**Figure scripts**

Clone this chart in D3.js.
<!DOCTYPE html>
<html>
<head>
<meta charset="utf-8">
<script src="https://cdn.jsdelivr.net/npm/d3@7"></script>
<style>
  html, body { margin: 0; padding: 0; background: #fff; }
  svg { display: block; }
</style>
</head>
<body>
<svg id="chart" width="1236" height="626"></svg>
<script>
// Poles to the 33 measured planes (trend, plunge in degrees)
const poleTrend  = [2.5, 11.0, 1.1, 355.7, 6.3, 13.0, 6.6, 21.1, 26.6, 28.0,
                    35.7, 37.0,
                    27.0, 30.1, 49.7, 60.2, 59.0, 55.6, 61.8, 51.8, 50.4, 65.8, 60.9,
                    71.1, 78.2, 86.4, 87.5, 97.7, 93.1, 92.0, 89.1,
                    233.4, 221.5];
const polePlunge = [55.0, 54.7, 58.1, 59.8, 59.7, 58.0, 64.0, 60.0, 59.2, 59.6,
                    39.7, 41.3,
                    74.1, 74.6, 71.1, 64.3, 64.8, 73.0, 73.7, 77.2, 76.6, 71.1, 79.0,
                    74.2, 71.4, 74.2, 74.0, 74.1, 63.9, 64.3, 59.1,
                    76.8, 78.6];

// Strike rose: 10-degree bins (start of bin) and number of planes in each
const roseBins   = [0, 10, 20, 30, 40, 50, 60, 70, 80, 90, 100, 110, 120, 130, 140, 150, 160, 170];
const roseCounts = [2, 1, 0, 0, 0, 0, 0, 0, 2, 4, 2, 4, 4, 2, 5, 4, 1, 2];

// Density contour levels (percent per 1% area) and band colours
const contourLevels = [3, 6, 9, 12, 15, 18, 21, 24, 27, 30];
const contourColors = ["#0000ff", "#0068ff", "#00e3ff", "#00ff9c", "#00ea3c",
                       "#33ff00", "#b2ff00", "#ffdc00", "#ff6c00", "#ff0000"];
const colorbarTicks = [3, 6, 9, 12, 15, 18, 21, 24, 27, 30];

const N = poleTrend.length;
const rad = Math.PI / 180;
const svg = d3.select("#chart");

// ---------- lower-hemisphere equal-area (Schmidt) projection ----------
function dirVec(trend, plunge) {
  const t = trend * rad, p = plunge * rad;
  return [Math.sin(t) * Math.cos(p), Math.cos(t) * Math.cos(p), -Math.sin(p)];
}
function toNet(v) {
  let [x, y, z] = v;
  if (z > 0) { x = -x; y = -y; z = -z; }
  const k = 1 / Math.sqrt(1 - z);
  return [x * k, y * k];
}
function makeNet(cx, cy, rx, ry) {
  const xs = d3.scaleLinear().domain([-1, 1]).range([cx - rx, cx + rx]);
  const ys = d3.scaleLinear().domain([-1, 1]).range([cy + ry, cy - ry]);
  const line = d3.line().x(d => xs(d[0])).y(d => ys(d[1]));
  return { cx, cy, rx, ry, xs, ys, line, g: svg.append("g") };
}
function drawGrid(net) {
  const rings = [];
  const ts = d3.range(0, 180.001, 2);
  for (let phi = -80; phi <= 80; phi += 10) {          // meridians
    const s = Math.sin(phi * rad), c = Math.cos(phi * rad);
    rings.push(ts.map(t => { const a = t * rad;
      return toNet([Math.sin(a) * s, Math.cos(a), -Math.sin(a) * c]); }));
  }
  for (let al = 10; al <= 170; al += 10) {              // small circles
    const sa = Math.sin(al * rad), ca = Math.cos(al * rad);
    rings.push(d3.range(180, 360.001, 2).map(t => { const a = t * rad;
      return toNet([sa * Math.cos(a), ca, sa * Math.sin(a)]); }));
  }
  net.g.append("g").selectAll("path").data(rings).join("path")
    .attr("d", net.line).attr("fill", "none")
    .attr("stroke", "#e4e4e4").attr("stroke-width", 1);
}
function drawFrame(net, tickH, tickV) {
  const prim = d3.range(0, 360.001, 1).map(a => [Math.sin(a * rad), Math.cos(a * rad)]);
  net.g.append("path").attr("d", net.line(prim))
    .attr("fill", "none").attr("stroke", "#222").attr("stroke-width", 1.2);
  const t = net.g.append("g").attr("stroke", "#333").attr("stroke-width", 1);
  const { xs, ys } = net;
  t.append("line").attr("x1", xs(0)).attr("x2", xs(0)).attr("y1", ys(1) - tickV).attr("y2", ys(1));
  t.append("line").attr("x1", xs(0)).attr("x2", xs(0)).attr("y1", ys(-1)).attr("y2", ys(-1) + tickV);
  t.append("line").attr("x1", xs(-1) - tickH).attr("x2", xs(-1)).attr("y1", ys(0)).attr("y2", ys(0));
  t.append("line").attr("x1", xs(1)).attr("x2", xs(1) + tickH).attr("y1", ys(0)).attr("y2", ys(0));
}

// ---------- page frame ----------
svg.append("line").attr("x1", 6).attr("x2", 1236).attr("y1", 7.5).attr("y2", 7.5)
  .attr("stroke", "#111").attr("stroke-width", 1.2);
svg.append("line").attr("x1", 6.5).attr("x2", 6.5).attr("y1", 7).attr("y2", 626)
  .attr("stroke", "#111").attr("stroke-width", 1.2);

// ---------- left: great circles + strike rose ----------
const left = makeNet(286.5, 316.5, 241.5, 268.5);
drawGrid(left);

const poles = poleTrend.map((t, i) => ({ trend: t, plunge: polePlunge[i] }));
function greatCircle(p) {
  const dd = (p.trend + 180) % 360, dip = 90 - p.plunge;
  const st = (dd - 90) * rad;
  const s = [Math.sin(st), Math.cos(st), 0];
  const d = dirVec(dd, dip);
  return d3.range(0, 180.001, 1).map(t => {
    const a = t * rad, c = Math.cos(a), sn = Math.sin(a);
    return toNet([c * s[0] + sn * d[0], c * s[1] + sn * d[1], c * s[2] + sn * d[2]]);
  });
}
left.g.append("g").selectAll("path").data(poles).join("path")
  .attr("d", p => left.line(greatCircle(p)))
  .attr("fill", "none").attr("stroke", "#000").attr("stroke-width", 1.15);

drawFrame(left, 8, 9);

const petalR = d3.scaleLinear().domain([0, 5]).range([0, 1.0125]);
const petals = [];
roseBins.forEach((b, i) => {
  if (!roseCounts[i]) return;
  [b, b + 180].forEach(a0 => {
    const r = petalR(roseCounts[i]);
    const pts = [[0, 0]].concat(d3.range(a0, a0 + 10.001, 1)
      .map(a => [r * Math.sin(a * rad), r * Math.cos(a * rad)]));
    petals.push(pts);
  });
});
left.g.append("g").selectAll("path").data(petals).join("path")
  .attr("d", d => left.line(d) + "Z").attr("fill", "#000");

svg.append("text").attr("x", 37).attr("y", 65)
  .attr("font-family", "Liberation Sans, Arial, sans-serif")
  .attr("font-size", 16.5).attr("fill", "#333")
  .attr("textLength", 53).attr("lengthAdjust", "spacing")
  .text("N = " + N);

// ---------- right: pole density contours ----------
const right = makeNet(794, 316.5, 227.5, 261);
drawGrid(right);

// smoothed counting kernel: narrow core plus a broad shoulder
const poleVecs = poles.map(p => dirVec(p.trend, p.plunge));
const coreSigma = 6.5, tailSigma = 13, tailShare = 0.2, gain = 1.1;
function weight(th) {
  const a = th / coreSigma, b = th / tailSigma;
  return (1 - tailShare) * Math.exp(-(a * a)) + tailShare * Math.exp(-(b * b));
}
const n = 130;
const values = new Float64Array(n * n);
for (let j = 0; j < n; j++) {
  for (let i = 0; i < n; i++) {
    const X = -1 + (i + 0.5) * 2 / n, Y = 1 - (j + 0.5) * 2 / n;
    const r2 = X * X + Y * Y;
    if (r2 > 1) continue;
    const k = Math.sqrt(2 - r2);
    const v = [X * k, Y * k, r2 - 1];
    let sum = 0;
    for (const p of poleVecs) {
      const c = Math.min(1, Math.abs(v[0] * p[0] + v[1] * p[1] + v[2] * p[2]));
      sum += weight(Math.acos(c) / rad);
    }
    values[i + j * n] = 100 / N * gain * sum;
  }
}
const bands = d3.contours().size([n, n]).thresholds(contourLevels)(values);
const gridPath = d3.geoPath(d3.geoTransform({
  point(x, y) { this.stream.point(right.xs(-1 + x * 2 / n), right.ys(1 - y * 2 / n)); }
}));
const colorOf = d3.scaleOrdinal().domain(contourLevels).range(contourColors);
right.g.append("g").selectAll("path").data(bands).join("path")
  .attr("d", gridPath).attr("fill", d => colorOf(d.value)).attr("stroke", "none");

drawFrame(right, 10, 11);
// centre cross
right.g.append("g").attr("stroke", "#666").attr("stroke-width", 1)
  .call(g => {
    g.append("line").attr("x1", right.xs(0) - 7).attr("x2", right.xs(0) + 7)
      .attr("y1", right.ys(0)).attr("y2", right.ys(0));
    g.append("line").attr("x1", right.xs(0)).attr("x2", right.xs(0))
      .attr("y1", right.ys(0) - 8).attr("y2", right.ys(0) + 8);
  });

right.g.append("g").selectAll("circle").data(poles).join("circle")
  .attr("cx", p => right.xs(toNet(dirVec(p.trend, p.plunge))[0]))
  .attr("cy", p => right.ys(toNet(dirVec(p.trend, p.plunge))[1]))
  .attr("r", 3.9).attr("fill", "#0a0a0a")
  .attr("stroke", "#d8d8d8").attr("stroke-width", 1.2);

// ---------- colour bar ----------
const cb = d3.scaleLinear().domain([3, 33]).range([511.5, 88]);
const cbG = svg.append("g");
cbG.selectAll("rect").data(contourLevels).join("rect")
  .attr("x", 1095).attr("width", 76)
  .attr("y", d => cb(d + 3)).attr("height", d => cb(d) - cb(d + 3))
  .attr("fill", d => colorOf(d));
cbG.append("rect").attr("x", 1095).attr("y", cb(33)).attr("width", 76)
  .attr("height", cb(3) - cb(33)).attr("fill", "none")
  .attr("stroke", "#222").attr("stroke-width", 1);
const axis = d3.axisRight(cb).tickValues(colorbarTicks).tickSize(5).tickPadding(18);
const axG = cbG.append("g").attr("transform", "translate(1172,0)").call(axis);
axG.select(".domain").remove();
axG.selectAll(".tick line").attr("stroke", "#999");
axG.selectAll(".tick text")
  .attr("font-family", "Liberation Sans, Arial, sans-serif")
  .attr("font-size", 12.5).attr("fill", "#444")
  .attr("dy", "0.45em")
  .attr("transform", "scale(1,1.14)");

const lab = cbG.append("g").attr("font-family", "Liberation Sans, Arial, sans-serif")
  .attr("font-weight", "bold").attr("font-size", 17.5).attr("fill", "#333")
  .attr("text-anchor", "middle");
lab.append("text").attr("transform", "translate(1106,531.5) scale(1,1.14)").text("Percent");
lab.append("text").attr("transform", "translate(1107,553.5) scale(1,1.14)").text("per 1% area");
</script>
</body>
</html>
...
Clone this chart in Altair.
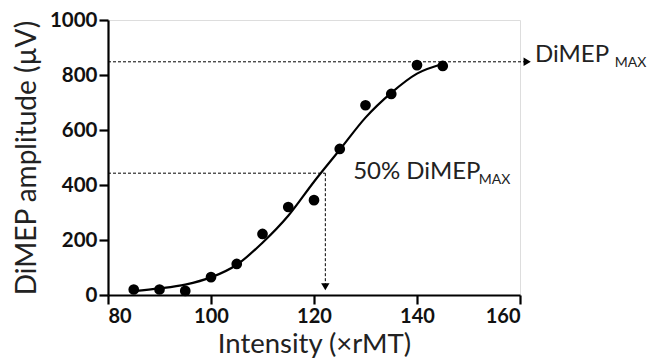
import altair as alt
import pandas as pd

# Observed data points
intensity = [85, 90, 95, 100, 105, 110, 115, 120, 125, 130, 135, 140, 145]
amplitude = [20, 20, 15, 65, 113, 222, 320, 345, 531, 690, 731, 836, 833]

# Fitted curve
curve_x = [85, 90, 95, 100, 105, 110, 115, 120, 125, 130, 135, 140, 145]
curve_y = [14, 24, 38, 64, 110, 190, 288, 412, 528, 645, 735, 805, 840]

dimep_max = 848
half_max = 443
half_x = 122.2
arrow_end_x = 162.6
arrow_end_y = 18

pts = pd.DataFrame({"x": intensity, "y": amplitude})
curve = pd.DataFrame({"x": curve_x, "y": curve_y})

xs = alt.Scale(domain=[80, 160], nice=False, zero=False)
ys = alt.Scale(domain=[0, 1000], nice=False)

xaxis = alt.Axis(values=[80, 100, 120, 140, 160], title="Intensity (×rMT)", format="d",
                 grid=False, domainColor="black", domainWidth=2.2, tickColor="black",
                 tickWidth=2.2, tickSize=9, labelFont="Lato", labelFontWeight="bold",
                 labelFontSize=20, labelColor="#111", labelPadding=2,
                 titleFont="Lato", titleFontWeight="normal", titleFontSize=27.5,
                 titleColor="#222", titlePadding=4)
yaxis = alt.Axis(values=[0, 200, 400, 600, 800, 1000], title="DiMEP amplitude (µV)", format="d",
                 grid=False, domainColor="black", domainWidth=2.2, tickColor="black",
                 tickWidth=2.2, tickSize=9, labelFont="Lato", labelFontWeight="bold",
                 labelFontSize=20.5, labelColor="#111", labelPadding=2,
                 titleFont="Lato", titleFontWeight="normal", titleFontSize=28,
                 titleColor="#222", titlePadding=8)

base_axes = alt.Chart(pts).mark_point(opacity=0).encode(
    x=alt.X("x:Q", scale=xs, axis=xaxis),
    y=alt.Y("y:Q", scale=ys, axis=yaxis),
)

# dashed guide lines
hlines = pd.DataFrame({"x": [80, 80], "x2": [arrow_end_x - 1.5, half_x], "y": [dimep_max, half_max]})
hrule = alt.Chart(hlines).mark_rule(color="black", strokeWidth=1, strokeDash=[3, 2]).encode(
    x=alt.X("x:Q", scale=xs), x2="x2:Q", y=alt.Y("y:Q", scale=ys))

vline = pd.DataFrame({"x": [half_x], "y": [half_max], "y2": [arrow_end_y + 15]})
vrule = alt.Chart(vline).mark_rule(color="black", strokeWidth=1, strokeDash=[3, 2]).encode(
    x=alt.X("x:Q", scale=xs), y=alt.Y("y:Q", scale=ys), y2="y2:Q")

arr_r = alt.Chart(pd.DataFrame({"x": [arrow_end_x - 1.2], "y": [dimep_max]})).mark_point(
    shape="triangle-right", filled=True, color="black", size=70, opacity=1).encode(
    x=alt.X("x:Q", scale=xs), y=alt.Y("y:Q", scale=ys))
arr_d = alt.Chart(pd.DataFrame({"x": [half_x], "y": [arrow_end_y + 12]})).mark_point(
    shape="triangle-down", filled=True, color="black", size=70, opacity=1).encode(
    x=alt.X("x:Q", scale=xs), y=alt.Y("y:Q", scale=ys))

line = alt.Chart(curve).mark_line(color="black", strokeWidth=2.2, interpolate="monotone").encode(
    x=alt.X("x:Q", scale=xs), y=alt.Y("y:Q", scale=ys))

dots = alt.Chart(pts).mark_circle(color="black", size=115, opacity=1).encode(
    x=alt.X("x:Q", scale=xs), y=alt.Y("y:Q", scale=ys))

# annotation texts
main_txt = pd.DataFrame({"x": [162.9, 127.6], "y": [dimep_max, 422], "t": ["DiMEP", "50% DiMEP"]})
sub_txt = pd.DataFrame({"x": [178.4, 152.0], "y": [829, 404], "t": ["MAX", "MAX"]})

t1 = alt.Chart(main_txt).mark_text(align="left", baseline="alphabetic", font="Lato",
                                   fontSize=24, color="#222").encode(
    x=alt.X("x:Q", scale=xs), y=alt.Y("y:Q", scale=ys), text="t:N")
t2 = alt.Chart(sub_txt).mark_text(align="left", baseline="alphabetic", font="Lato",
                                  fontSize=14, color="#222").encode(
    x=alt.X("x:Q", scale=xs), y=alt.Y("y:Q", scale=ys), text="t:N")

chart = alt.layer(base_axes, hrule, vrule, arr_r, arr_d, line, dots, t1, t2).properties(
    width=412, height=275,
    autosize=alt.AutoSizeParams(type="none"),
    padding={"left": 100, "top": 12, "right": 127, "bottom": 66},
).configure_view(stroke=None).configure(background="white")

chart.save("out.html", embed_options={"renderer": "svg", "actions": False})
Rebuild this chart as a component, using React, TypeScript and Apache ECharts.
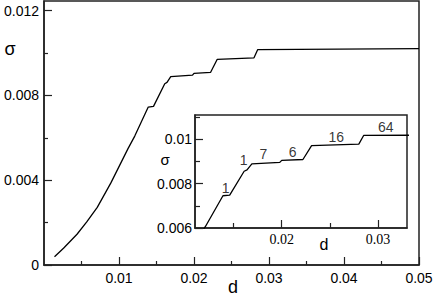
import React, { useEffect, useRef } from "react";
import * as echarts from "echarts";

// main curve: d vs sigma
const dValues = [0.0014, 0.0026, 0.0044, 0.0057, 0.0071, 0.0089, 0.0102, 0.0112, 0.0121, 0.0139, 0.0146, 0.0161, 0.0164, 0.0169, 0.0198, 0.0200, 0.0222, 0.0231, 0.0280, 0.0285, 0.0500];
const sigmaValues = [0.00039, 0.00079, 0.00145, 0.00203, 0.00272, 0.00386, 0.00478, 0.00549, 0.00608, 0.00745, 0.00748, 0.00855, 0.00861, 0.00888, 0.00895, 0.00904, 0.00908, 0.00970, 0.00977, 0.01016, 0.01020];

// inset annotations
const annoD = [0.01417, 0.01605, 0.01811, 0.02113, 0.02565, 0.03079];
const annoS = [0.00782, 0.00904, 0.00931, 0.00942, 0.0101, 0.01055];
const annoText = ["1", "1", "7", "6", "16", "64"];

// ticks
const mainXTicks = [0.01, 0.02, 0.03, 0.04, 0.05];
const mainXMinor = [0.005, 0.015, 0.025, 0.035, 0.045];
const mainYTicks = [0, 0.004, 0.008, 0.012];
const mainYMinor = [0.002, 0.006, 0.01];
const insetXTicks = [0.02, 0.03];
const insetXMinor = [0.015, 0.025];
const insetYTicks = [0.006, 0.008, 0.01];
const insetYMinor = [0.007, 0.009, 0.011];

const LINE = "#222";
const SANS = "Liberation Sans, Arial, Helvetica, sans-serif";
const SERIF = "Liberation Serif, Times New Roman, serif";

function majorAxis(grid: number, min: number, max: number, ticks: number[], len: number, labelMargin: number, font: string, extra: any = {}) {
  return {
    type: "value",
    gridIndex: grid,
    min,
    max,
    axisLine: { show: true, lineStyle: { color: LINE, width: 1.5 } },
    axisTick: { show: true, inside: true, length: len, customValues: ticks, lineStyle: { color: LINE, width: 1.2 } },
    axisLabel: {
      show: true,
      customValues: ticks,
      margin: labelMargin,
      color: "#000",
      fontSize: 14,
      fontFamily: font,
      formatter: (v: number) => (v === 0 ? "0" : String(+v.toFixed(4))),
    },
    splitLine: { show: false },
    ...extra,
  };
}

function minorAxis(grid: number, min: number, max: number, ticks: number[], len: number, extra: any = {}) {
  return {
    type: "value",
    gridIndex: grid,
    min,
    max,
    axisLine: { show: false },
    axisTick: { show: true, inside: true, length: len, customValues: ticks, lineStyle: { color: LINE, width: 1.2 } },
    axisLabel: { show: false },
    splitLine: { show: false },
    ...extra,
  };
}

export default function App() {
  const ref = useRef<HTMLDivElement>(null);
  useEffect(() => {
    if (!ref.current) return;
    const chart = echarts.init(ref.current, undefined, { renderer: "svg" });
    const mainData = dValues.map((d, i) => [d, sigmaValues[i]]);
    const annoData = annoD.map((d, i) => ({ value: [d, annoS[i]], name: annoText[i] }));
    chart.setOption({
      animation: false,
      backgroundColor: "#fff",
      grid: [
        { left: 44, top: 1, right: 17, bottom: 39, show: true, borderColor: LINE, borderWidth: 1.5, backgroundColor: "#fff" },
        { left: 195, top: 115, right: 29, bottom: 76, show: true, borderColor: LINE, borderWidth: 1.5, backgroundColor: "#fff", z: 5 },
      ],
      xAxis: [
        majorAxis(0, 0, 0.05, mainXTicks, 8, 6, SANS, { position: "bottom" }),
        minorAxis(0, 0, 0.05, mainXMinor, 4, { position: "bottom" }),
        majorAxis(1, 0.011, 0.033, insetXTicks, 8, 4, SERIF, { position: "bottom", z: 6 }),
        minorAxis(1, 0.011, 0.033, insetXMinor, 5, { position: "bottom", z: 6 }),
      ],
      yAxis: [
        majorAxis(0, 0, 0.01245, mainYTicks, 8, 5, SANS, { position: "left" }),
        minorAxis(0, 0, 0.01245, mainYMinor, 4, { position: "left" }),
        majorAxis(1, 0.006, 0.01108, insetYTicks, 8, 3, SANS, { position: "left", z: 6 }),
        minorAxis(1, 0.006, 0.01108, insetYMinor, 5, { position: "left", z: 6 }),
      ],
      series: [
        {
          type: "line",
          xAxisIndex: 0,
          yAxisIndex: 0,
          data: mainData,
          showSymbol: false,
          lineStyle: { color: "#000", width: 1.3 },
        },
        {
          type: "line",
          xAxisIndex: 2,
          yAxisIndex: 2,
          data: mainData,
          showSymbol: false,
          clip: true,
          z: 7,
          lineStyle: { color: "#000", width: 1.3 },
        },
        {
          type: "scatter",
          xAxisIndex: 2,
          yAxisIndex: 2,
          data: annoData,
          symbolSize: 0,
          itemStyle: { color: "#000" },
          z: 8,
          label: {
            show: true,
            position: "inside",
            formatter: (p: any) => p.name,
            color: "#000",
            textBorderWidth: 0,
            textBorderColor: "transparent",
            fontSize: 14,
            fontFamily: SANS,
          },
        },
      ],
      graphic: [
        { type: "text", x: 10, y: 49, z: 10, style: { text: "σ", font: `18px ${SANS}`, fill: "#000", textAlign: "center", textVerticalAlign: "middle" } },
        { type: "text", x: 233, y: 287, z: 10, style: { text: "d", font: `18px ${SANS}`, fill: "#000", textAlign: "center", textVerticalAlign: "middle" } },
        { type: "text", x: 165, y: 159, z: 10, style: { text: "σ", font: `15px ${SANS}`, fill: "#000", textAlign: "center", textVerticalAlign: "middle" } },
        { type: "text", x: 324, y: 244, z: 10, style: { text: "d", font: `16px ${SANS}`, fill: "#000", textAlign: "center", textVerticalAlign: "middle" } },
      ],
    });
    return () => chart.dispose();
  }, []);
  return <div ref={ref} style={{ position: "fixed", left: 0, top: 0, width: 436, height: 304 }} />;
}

**Requirements**
Repeat only the lines from the one with "Clone this chart in Altair." down to the one with "731, 836, 833]", word for word and both included, and leave the pictures out.

**Result**
Clone this chart in Altair.
import altair as alt
import pandas as pd

# Observed data points
intensity = [85, 90, 95, 100, 105, 110, 115, 120, 125, 130, 135, 140, 145]
amplitude = [20, 20, 15, 65, 113, 222, 320, 345, 531, 690, 731, 836, 833]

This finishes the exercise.